The Michigan Court of Appeals sounded a clear call for maximum individual autonomy and self-direction. It is not enough, ruled the appellate court, to show that Martha’s capacity is diminished by her memory and reasoning problems. Before a conservator can be appointed, it would also be necessary to show that Martha was unable to manage her own finances — or arrange for their proper management and protection.
Michigan’s conservatorship statutes (again, like Arizona’s) specifically direct the probate court to apply the law in a way that tends to “encourage the development of maximum self-reliance and independence,” noted the judges. In Martha’s case, she had appropriately chosen Diane to oversee her finances and had understood and signed the power of attorney and trust documents necessary to effect that change. Indeed, she had managed to monitor Dana’s handling of her finances sufficiently to observe that she had a problem that needed to be corrected. Appointment of a conservator was unnecessary and in fact impermissible in those facts. Bittner-Korbus v. Bittner, September 8, 2015.
The Michigan appellate court’s approach is consistent with what we see in Arizona, and what we like to implement in our practice. Is it possible to assist and protect the mildly impaired senior without recourse to the court? If so, we favor that alternative. Creating a trust, naming a trusted family member or friend as agent under a power of attorney, setting up a mechanism for monitoring finances — all of these approaches can help reduce the need for conservatorship or other court involvement.
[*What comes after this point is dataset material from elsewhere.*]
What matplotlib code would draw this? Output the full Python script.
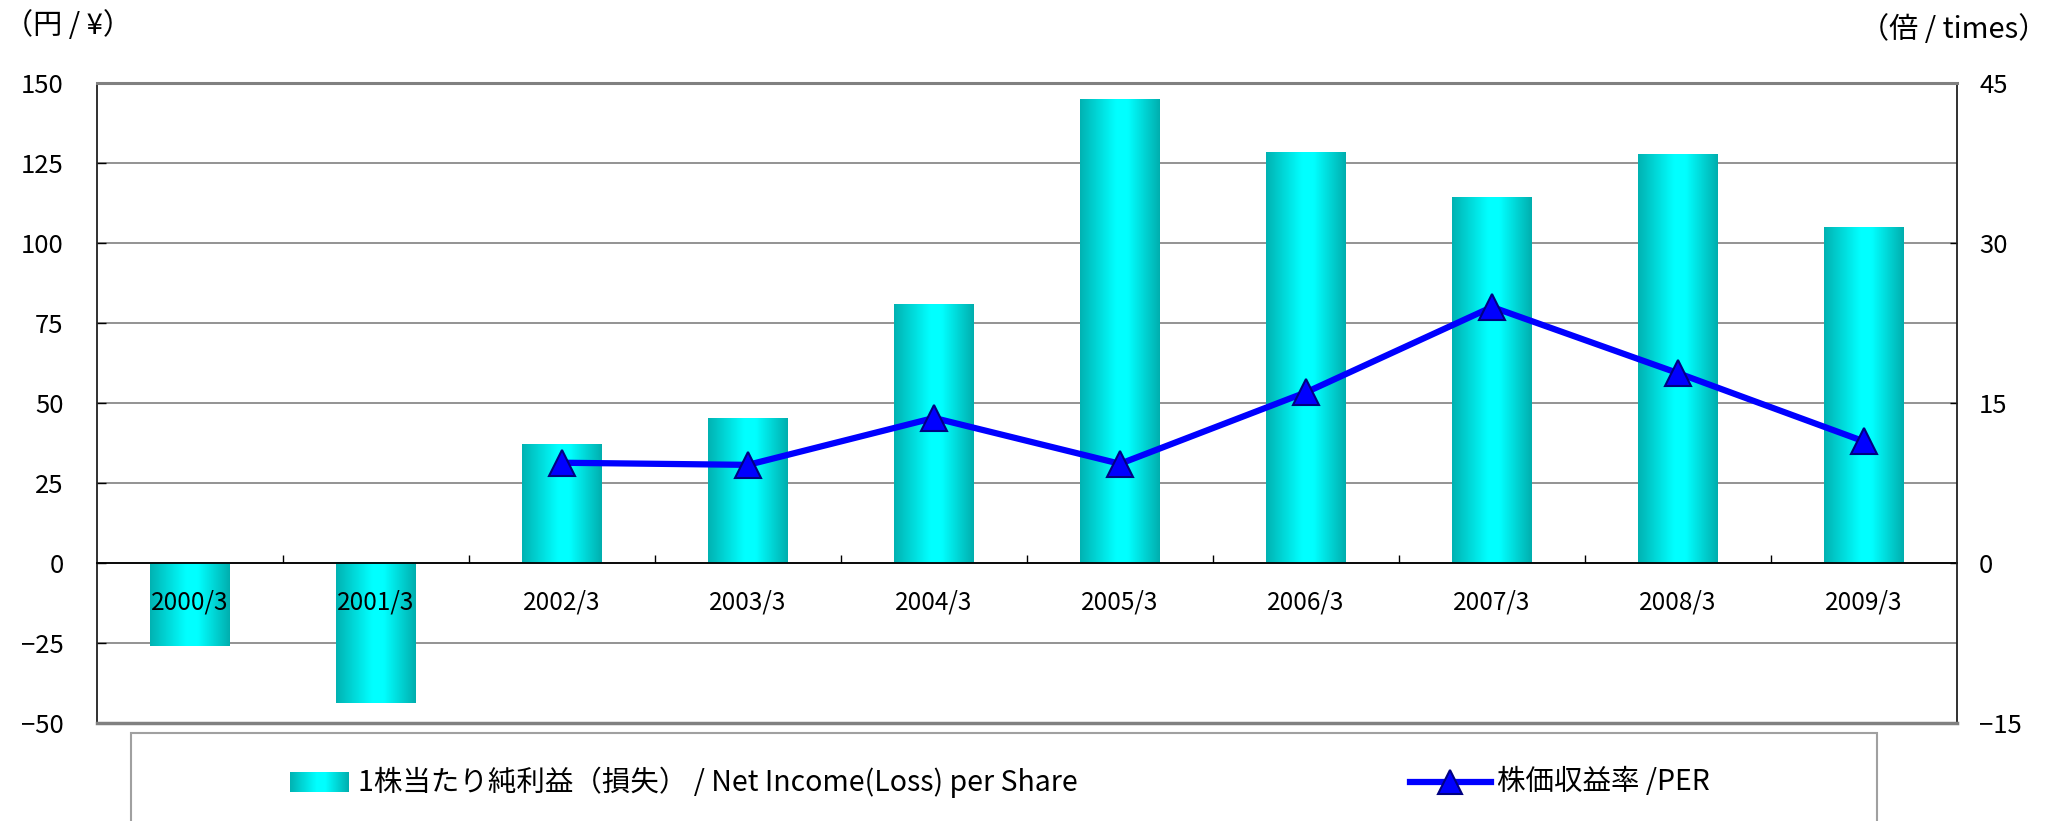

It is worth observing that this is not just a matter of self-determination — it is also an issue of economics. Court oversight of a conservatorship tends to be an expensive undertaking. It can also be frustrating for both the subject of the proceedings and the conservator.
Of course conservatorship is an expense (and a frustration) that absolutely has to be incurred in many cases — but it should not be the default choice or even undertaken lightly or regularly. Our first effort is usually to try to figure out an alternative that provides both assistance, protection and even peace of mind.
[A word of warning about the principles we discuss in this article: not every state uses “conservator” and “guardian” the same way that Michigan (and Arizona) does. This case, and our observations about it, apply to conservatorship of the estate under Michigan’s law, which is very similar to Arizona’s.]